El esquí de travesía es una modalidad en alza. El reencuentro con la naturaleza que para mucha gente ha supuesto la era post covid ha contribuido a ello casi tanto como los precios cada vez más prohibitivos de las estaciones, sobre todo las españolas. Los traveseros no pagan sillas ni remontes. Solo sudan lo que no está escrito subiendo a pinrel con la ayuda de pieles sintéticas adheridas a los esquís. Si la cuesta se pone tiesa y la nieve muestra su cara más dura, hay que pedir el auxilio de cuchillas. A veces, los crampones sustituyen a los esquís, que acaban la subida atados a la mochila. Luego viene el premio a tanto esfuerzo en forma de descenso.

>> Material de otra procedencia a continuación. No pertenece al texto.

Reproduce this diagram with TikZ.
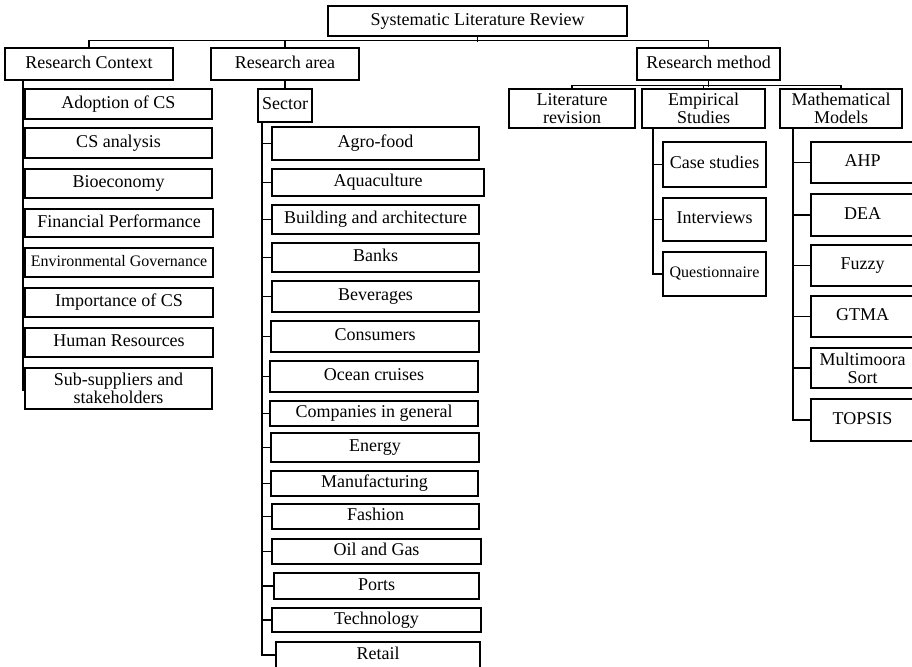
\documentclass[tikz,border=0pt]{standalone}
\usepackage{fontspec}
\setmainfont{Liberation Serif}
\begin{document}
\begin{tikzpicture}[x=1pt,y=-1pt,
  box/.style={draw, line width=1.2pt, inner sep=0pt, align=center,
    font=\fontsize{18}{18}\selectfont, text height=12.5pt, text depth=4pt},
  multi/.style={box, text height={}, text depth={}},
  small/.style={font=\fontsize{16}{16}\selectfont, text height=11pt, text depth=3.5pt},
  link/.style={line width=1.2pt},
  trunk/.style={line width=2pt}]
\useasboundingbox (0,0) rectangle (912,666);

% top level
\node[box, minimum width=299, minimum height=30] (slr) at (477.5,21) {Systematic Literature Review};
\node[box, minimum width=168, minimum height=32] (ctx) at (89,64) {Research Context};
\node[box, minimum width=148, minimum height=32] (area) at (285,64) {Research area};
\node[box, minimum width=143, minimum height=32] (meth) at (708.5,64) {Research method};

\draw[link] (slr.south) -- ++(0,5);
\draw[link] (ctx.north) -- ++(0,-7) -| (meth.north);
\draw[link] (area.north) -- ++(0,-7);

% research method branches
\node[multi, minimum width=126, minimum height=39] (lit) at (572,108.5) {Literature\\revision};
\node[multi, minimum width=123, minimum height=39] (emp) at (703.5,108.5) {Empirical\\Studies};
\node[multi, minimum width=122, minimum height=39] (math) at (841,108.5) {Mathematical\\Models};

\draw[link] (meth.south) -- ++(0,6);
\draw[link] (lit.north) -- ++(0,-3) -| (math.north);
\draw[link] (emp.north) -- ++(0,-3);

% research context items
\node[box, minimum width=187, minimum height=30] (c1) at (118.5,104) {Adoption of CS};
\node[box, minimum width=187, minimum height=30] (c2) at (118.5,143) {CS analysis};
\node[box, minimum width=187, minimum height=29] (c3) at (118.5,183.5) {Bioeconomy};
\node[box, minimum width=188, minimum height=28] (c4) at (119,223) {Financial Performance};
\node[box, small, minimum width=188, minimum height=29] (c5) at (119,262.5) {Environmental Governance};
\node[box, minimum width=188, minimum height=29] (c6) at (119,302.5) {Importance of CS};
\node[box, minimum width=188, minimum height=29] (c7) at (119,342.5) {Human Resources};
\node[multi, minimum width=187, minimum height=41] (c8) at (118.5,388.5) {Sub-suppliers and\\stakeholders};

\coordinate (ctop) at ([xshift=19pt]ctx.south west);
\draw[trunk] (ctop) -- (ctop |- c8.west) -- ++(0,2);

% sector
\node[box, minimum width=54, minimum height=33] (sector) at (285,105.5) {Sector};
\draw[link] (area.south) -- (sector.north);

\node[box, minimum width=207, minimum height=33] (s1) at (375.5,143.5) {Agro-food};
\node[box, minimum width=212, minimum height=27] (s2) at (378,182.5) {Aquaculture};
\node[box, minimum width=207, minimum height=29] (s3) at (375.5,219.5) {Building and architecture};
\node[box, minimum width=207, minimum height=29] (s4) at (375.5,257.5) {Banks};
\node[box, minimum width=207, minimum height=31] (s5) at (375.5,296.5) {Beverages};
\node[box, minimum width=208, minimum height=31] (s6) at (375,336.5) {Consumers};
\node[box, minimum width=208, minimum height=31] (s7) at (374,376.5) {Ocean cruises};
\node[box, minimum width=208, minimum height=25] (s8) at (374,413.5) {Companies in general};
\node[box, minimum width=208, minimum height=29] (s9) at (375,447.5) {Energy};
\node[box, minimum width=207, minimum height=25] (s10) at (374.5,483.5) {Manufacturing};
\node[box, minimum width=207, minimum height=25] (s11) at (375.5,516.5) {Fashion};
\node[box, minimum width=209, minimum height=25] (s12) at (376.5,551.5) {Oil and Gas};
\node[box, minimum width=205, minimum height=26] (s13) at (376.5,586) {Ports};
\node[box, minimum width=209, minimum height=24] (s14) at (376.5,620) {Technology};
\node[box, minimum width=204, minimum height=26] (s15) at (378,655) {Retail};

\coordinate (stop) at ([xshift=5pt]sector.south west);
\draw[trunk] (stop) |- (s15.west);
\foreach \s in {s1,s2,s3,s4,s5,s6,s7,s8,s9,s10,s11,s12,s13,s14}
  \draw[link] (\s.west -| stop) -- (\s.west);

% empirical studies
\node[box, minimum width=103, minimum height=45] (e1) at (714.5,164.5) {Case studies};
\node[box, minimum width=103, minimum height=43] (e2) at (714.5,219.5) {Interviews};
\node[box, small, minimum width=103, minimum height=44] (e3) at (714.5,274) {Questionnaire};

\coordinate (etop) at ([xshift=12pt]emp.south west);
\draw[trunk] (etop) |- (e3.west);
\foreach \s in {e1,e2}
  \draw[link] (\s.west -| etop) -- (\s.west);

% mathematical models
\node[box, minimum width=103, minimum height=41] (m1) at (862.5,162.5) {AHP};
\node[box, minimum width=103, minimum height=42] (m2) at (862.5,215) {DEA};
\node[box, minimum width=103, minimum height=41] (m3) at (862.5,265.5) {Fuzzy};
\node[box, minimum width=103, minimum height=41] (m4) at (862.5,316.5) {GTMA};
\node[multi, minimum width=103, minimum height=40] (m5) at (862.5,368) {Multimoora\\Sort};
\node[box, minimum width=103, minimum height=42] (m6) at (862.5,420) {TOPSIS};

\coordinate (mtop) at ([xshift=14pt]math.south west);
\draw[trunk] (mtop) |- (m6.west);
\foreach \s in {m1,m2,m3,m4,m5}
  \draw[link] (\s.west -| mtop) -- (\s.west);
\end{tikzpicture}
\end{document}
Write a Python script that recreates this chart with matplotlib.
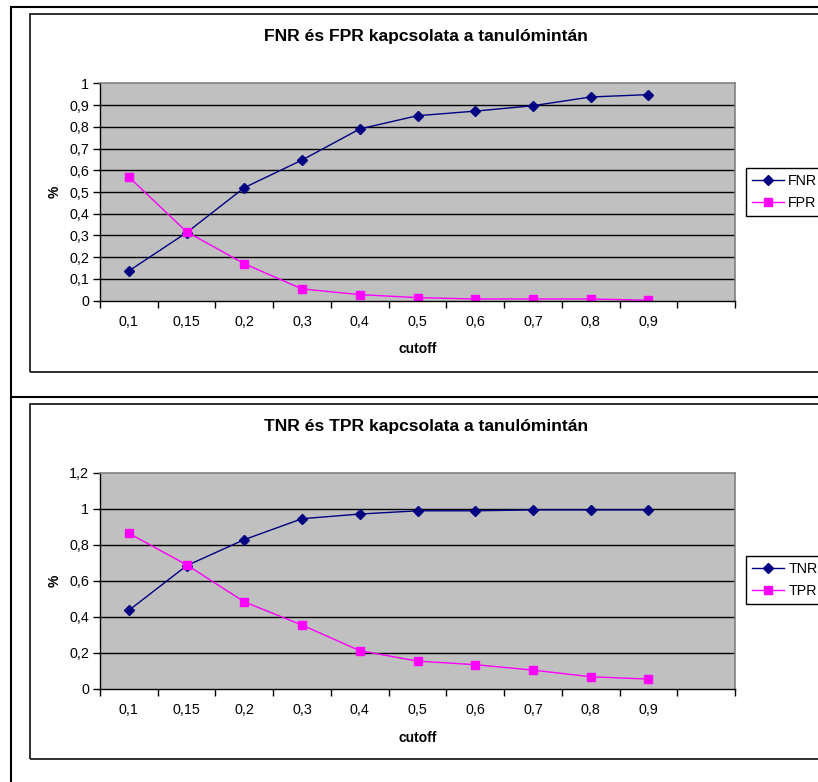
import matplotlib
matplotlib.use('Agg')
import matplotlib.pyplot as plt
from matplotlib.patches import Rectangle
from matplotlib.lines import Line2D

plt.rcParams['font.family'] = ['Liberation Sans', 'DejaVu Sans']

cutoff = ['0,1', '0,15', '0,2', '0,3', '0,4', '0,5', '0,6', '0,7', '0,8', '0,9']
fnr = [0.137, 0.313, 0.52, 0.647, 0.79, 0.851, 0.872, 0.897, 0.937, 0.948]
fpr = [0.569, 0.317, 0.17, 0.054, 0.028, 0.014, 0.008, 0.008, 0.008, 0.002]
tnr = [0.437, 0.685, 0.83, 0.946, 0.972, 0.99, 0.99, 0.995, 0.995, 0.995]
tpr = [0.865, 0.69, 0.484, 0.355, 0.213, 0.155, 0.135, 0.105, 0.068, 0.055]

W, H = 818, 782


def fx(px):
    return px / W


def fy(py):
    return 1 - py / H


def fmt(v):
    s = ('%.1f' % v).replace('.', ',')
    if s.endswith(',0'):
        s = s[:-2]
    return s


def chart(fig, top, bot, title, names, s1, s2, ymax, ystep, frame_top, frame_bot, leg_y):
    # frame
    fig.add_artist(Rectangle((fx(30), fy(frame_bot)), fx(830 - 30), (frame_bot - frame_top) / H,
                             transform=fig.transFigure, fill=False, ec='#202020', lw=1.3))
    ax = fig.add_axes([fx(100), fy(bot), fx(735 - 100), (bot - top) / H])
    ax.set_facecolor('#c0c0c0')
    x = list(range(len(cutoff)))
    ax.plot(x, s1, color='#000080', marker='D', ms=5, lw=1, label=names[0])
    ax.plot(x, s2, color='#ff00ff', marker='s', ms=5.2, lw=1, label=names[1])
    ax.set_xlim(-0.5, len(cutoff) + 0.5)
    ax.set_ylim(0, ymax)
    yt = [i * ystep for i in range(int(round(ymax / ystep)) + 1)]
    ax.set_yticks(yt)
    ax.set_yticklabels([fmt(v) for v in yt], fontsize=10.3)
    for v in yt[1:-1]:
        ax.axhline(v, color='black', lw=1, zorder=0.5)
    ax.set_xticks(x)
    ax.set_xticklabels(cutoff, fontsize=10.3)
    ax.set_xticks([i - 0.5 for i in range(len(cutoff) + 2)], minor=True)
    ax.tick_params(axis='x', which='major', length=0, pad=10)
    ax.tick_params(axis='x', which='minor', length=5, width=1, direction='out')
    ax.tick_params(axis='y', length=5, width=1, direction='out', pad=3)
    for s in ['top', 'right']:
        ax.spines[s].set_color('#808080')
        ax.spines[s].set_linewidth(1.2)
    for s in ['left', 'bottom']:
        ax.spines[s].set_color('black')
        ax.spines[s].set_linewidth(1)
    ax.set_xlabel('cutoff', fontsize=10, fontweight='bold', labelpad=10)
    ax.set_ylabel('%', fontsize=10, fontweight='bold', labelpad=5)
    fig.text(fx(426), fy(frame_top + 23), title, fontsize=12.6, fontweight='bold',
             ha='center', va='center')
    ax.legend(loc='center left', bbox_to_anchor=(fx(746), fy(leg_y)),
              bbox_transform=fig.transFigure, fontsize=10.3, frameon=True,
              fancybox=False, edgecolor='black', framealpha=1, borderpad=0.45,
              handlelength=2.2, handletextpad=0.3, labelspacing=0.5,
              borderaxespad=0)
    return ax


fig = plt.figure(figsize=(W / 100, H / 100), dpi=100)

# outer sheet lines
fig.add_artist(Line2D([fx(11), fx(11)], [fy(7), 0], transform=fig.transFigure, color='black', lw=1.5))
fig.add_artist(Line2D([fx(11), 1], [fy(7), fy(7)], transform=fig.transFigure, color='black', lw=1.5))
fig.add_artist(Line2D([fx(11), 1], [fy(397), fy(397)], transform=fig.transFigure, color='black', lw=1.5))

chart(fig, 83.3, 300.7, 'FNR és FPR kapcsolata a tanulómintán', ['FNR', 'FPR'],
      fnr, fpr, 1.0, 0.1, 14, 372, 192)
chart(fig, 473, 689, 'TNR és TPR kapcsolata a tanulómintán', ['TNR', 'TPR'],
      tnr, tpr, 1.2, 0.2, 404, 759, 580)

fig.savefig('out.png', dpi=100)
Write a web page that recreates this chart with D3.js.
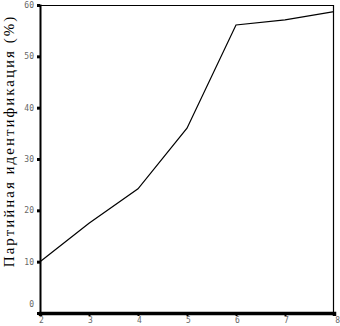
<!DOCTYPE html>
<html>
<head>
<meta charset="utf-8">
<script src="https://cdn.jsdelivr.net/npm/d3@7"></script>
<style>
  body { margin: 0; background: #fff; }
  svg { display: block; }
</style>
</head>
<body>
<div id="chart"></div>
<script>
// valores
const xVals = [2, 3, 4, 5, 6, 7, 8];
const yVals = [10, 17.5, 24.2, 36, 56.1, 57.1, 58.7];
const yTicks = [0, 10, 20, 30, 40, 50, 60];
const yTitle = 'Партийная идентификация (%)';

const W = 340, H = 326;
const margin = { top: 5, right: 6, bottom: 13, left: 40 };

const svg = d3.select('#chart').append('svg')
    .attr('width', W)
    .attr('height', H);

const x = d3.scaleLinear()
    .domain([2, 8])
    .range([margin.left, W - margin.right]);

const y = d3.scaleLinear()
    .domain([0, 60])
    .range([H - margin.bottom, margin.top]);

// moldura
svg.append('line')
    .attr('x1', x(2)).attr('x2', x(8))
    .attr('y1', y(60) + 0.5).attr('y2', y(60) + 0.5)
    .attr('stroke', '#000').attr('stroke-width', 1);
svg.append('line')
    .attr('x1', x(8) - 0.5).attr('x2', x(8) - 0.5)
    .attr('y1', y(60)).attr('y2', y(0))
    .attr('stroke', '#000').attr('stroke-width', 1.2);

// eixo y
const yAxis = svg.append('g')
    .attr('transform', `translate(${margin.left},0)`)
    .call(d3.axisLeft(y).tickValues(yTicks).tickSize(3).tickPadding(3));
yAxis.select('.domain').attr('stroke-width', 2);
yAxis.selectAll('.tick line').attr('stroke-width', 3);
yAxis.selectAll('.tick text')
    .style('font-family', 'DejaVu Sans Mono, monospace')
    .style('font-size', '8px')
    .attr('fill', '#666')
    .attr('dy', d => d === 0 ? '-0.8em' : '0.32em');

// eixo x
const xAxis = svg.append('g')
    .attr('transform', `translate(0,${y(0)})`)
    .call(d3.axisBottom(x).tickValues(xVals).tickFormat(d3.format('d')).tickSize(3).tickPadding(1));
xAxis.select('.domain').attr('stroke-width', 3.5);
xAxis.selectAll('.tick line').attr('stroke-width', 2);
xAxis.selectAll('.tick text')
    .style('font-family', 'DejaVu Sans Mono, monospace')
    .style('font-size', '8px')
    .attr('fill', '#666')
    .attr('dx', d => d === 8 ? '0.4em' : '0.1em');

// linha dos dados
const line = d3.line()
    .x((d, i) => x(xVals[i]))
    .y(d => y(d));

svg.append('path')
    .datum(yVals)
    .attr('fill', 'none')
    .attr('stroke', '#000')
    .attr('stroke-width', 1.2)
    .attr('d', line);

// título do eixo y
svg.append('text')
    .attr('transform', `translate(14,${141}) rotate(-90)`)
    .attr('text-anchor', 'middle')
    .style('font-family', 'Liberation Serif, serif')
    .style('font-size', '15px')
    .style('letter-spacing', '2px')
    .text(yTitle);
</script>
</body>
</html>
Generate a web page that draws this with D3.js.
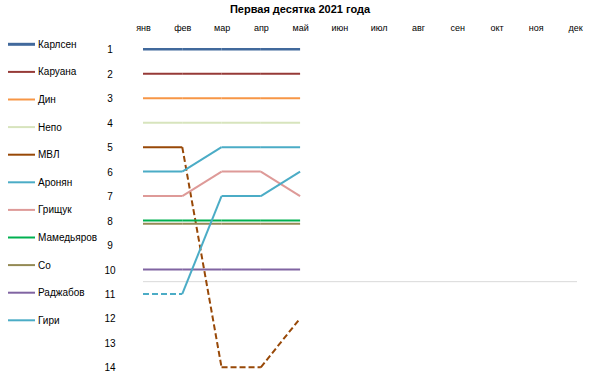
<!DOCTYPE html>
<html>
<head>
<meta charset="utf-8">
<script src="https://cdn.jsdelivr.net/npm/d3@7/dist/d3.min.js"></script>
<style>
  body { margin: 0; background: #fff; }
  svg { font-family: "Liberation Sans", Arial, sans-serif; }
</style>
</head>
<body>
<svg id="chart" width="601" height="375"></svg>
<script>
// Data
const months = ['янв', 'фев', 'мар', 'апр', 'май', 'июн', 'июл', 'авг', 'сен', 'окт', 'ноя', 'дек'];
const ranks = [1, 2, 3, 4, 5, 6, 7, 8, 9, 10, 11, 12, 13, 14];
const players = ['Карлсен', 'Каруана', 'Дин', 'Непо', 'МВЛ', 'Аронян', 'Грищук', 'Мамедьяров', 'Со', 'Раджабов', 'Гири'];
const colors = ['#41699c', '#963a37', '#f79646', '#d7e4bd', '#984807', '#4bacc6', '#de9a98', '#00b050', '#948a54', '#8064a2', '#4bacc6'];
// rank per month, Jan..May
const positions = [
    [1, 1, 1, 1, 1],
    [2, 2, 2, 2, 2],
    [3, 3, 3, 3, 3],
    [4, 4, 4, 4, 4],
    [5, 5, 14, 14, 12],
    [6, 6, 5, 5, 5],
    [7, 7, 6, 6, 7],
    [8, 8, 8, 8, 8],
    [8.13, 8.13, 8.13, 8.13, 8.13],
    [10, 10, 10, 10, 10],
    [11, 11, 7, 7, 6]
];
const topTen = 10.5; // segments ending below this are dashed

const svg = d3.select('#chart');

// Scales
const x = d3.scalePoint().domain(months).range([143, 575]);
const y = d3.scaleLinear().domain([1, 14]).range([49.3, 367.3]);

// Title
svg.append('text')
    .attr('x', 300).attr('y', 13)
    .attr('text-anchor', 'middle')
    .attr('font-size', 11).attr('font-weight', 'bold')
    .text('Первая десятка 2021 года');

// Month axis on top
const xAxis = svg.append('g').attr('transform', 'translate(0,31)')
    .call(d3.axisTop(x).tickSize(0).tickPadding(0));
xAxis.select('.domain').remove();
xAxis.selectAll('text').attr('font-size', 9).attr('font-family', null).attr('fill', '#000');

// Rank axis
const yAxis = svg.append('g').attr('transform', 'translate(110,0)')
    .call(d3.axisLeft(y).tickValues(ranks).tickFormat(d3.format('d')).tickSize(0).tickPadding(0));
yAxis.select('.domain').remove();
yAxis.selectAll('text').attr('text-anchor', 'middle').attr('font-size', 10)
    .attr('font-family', null).attr('fill', '#000').attr('dy', '0.36em');

// Top-ten separator
svg.append('line')
    .attr('x1', x('янв')).attr('x2', x('дек') + 2)
    .attr('y1', y(topTen)).attr('y2', y(topTen))
    .attr('stroke', '#d9d9d9').attr('stroke-width', 1);

// Series
players.forEach((name, i) => {
    const vals = positions[i];
    const g = svg.append('g');
    for (let k = 1; k < vals.length; k++) {
        const dashed = vals[k] > topTen;
        g.append('line')
            .attr('x1', x(months[k - 1])).attr('y1', y(vals[k - 1]))
            .attr('x2', x(months[k])).attr('y2', y(vals[k]))
            .attr('stroke', colors[i])
            .attr('stroke-width', i === 0 ? 2.5 : 2)
            .attr('stroke-dasharray', dashed ? '6,3' : null)
            .attr('stroke-linecap', 'butt');
    }
});

// Legend
const legend = svg.append('g');
players.forEach((name, i) => {
    const ly = 44.3 + i * 27.6;
    legend.append('line')
        .attr('x1', 8).attr('x2', 35).attr('y1', ly).attr('y2', ly)
        .attr('stroke', colors[i]).attr('stroke-width', i === 0 ? 3 : 2);
    legend.append('text')
        .attr('x', 38).attr('y', ly).attr('dy', '0.35em')
        .attr('font-size', 10)
        .text(name);
});
</script>
</body>
</html>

A pesar de mi pobre destreza técnica –mis amigos siguen haciendo comentarios jocosos cuando me ven bajar. Cabrones– soy un devoto de esta modalidad deportiva que aúna lo que para mí son las más satisfactorias de cuantas actividades físicas puede desarrollar una persona al aire libre: el montañismo y el esquí. Tan devoto que ayer decidí darme un homenaje y pasar la mañana en Larra, con las tablas. Es un lugar donde siempre te encuentras con gente que va hacia Anie o Añelarra. Ayer no había nadie. La presencia humana más cercana era alguno que bajaba por las cercanas pistas de Arette. Tampoco era de extrañar. El paisaje que habitualmente en esta época se presenta todavía de un blanco inmaculado aparecía punteado por innumerables calvas oscuras que aumentaban de tamaño hasta abarcar buena parte de las vertientes sur y este de los montes. No vi ningún sarrio, pero sí mariposas y lagartijas, especies que no deberían estar ahí, a más de 2000 metros, un 20 de marzo.
Al volver a la Contienda, el termómetro del coche marcaba 21 grados a las 13.30. Salí pitando. El esquí de travesía lo inventaron los franceses, quienes lo llamaron ski de printemps, esquí de primavera. Como tal, de seguir estas temperaturas, en nuestros Pirineos le queda un telediario. Como a otras muchas cosas.